Construction workers face elevated mental health challenges compared to workers in other industries, linked to transient employment, job insecurity and workplace cultures that have historically made it difficult to seek support. The November 2025 Phase 1 report from the Men’s Health Forum in Ireland on the CAIRDE initiative, commissioned by the HSE National Office for Suicide Prevention, gives the Irish construction industry its first evidence-informed framework for addressing psychological wellbeing and suicide prevention at work.

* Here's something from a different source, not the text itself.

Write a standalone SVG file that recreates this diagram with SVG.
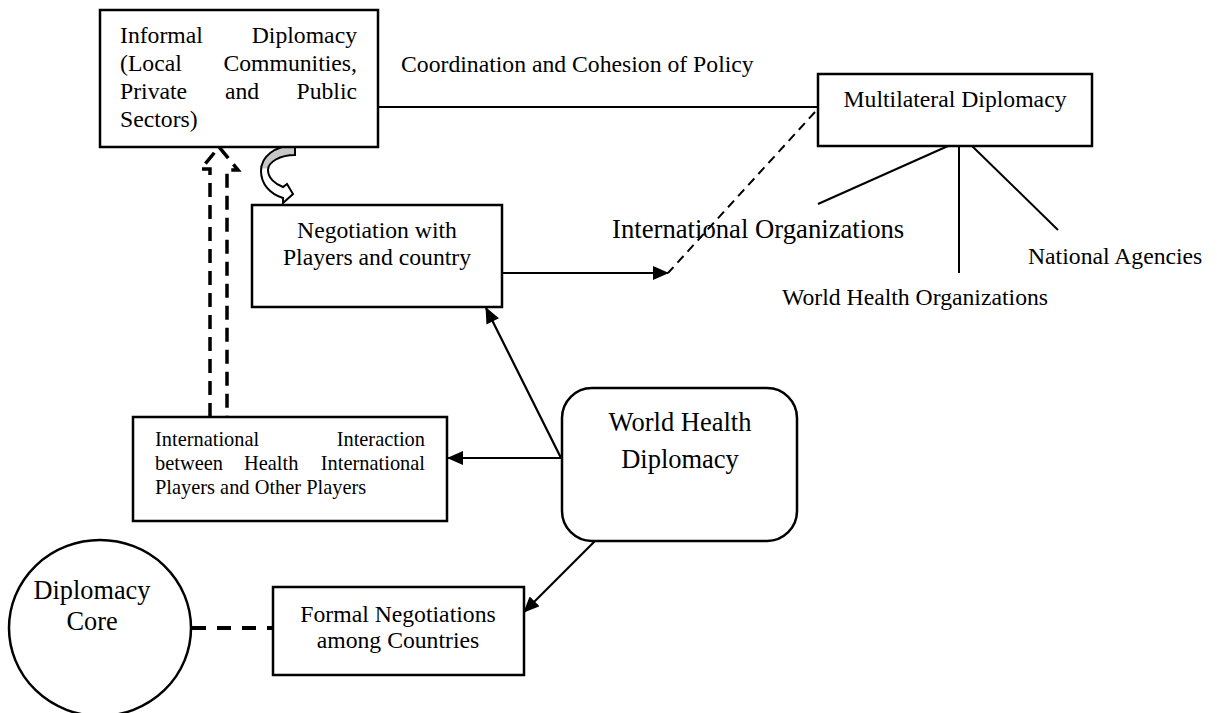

CAIRDE, the Construction Alliance to Reduce Suicide, is a significant step forward for the Irish construction industry. It brings together training tools, research evidence and a multi-stakeholder governance model that gives employers a practical entry point into mental health support. Three features make it stand out: its co-designed training programme, its gatekeeper model for supporting workers in distress, and its grounding in research specific to Irish conditions.

The Phase 1 report draws on a systematic review of global evidence, qualitative research with Irish construction workers and employers, and a co-design process that embedded worker experience in the General Awareness Training. Research identified stigma, low mental health literacy and workplace culture as the primary barriers to help-seeking. The corresponding enablers are clear: trust between workers and supervisors, visible leadership modelling of supportive behaviour, and the normalisation of conversations about mental health on site.

The General Awareness Training is grounded in the Theory of Planned Behaviour and the Medical Research Council framework for intervention design. It aims to improve mental health literacy, reduce stigma and increase willingness to seek or offer help. A peer-reviewed study published in the International Journal of Environmental Research and Public Health in August 2025 confirmed the training was developed with validated outcome measures, making it among the most rigorously designed occupational mental health interventions produced in Ireland.

CAIRDE sits within a strengthening policy environment. Ireland’s Connecting for Life 2026 to 2035, published in May 2026, identifies the workplace as a key intervention setting and supports embedding mental health resources at sector level. The Stakeholder Group includes the Construction Industry Federation, CSPAC, SIPTU and the HSE. The HSA hosts CAIRDE on its construction safety pages, reflecting institutional endorsement.

Three practical steps allow construction organisations to build on CAIRDE’s momentum. First, designate trained Connectors on each site, individuals equipped to recognise distress and signpost colleagues to support, as part of standard site management. Second, integrate the General Awareness Training into induction and annual training so that mental health literacy sits alongside physical hazard awareness. Third, ensure site managers and project directors visibly model help-seeking behaviour, establishing leadership commitment as central to the programme’s effectiveness.

The CAIRDE Phase 1 report gives Irish construction leaders the evidence and tools to address workforce wellbeing in a structured and sustainable way. The training is ready, the gatekeeper model is developed, and the policy framework is in place. Construction organisations that embed CAIRDE across their operations are making a meaningful investment in the people who carry out some of the most demanding and skilled work in the Irish economy.

(The views expressed by the writer are his/her own and do not necessarily reflect the views or positions of BusinessRiver.)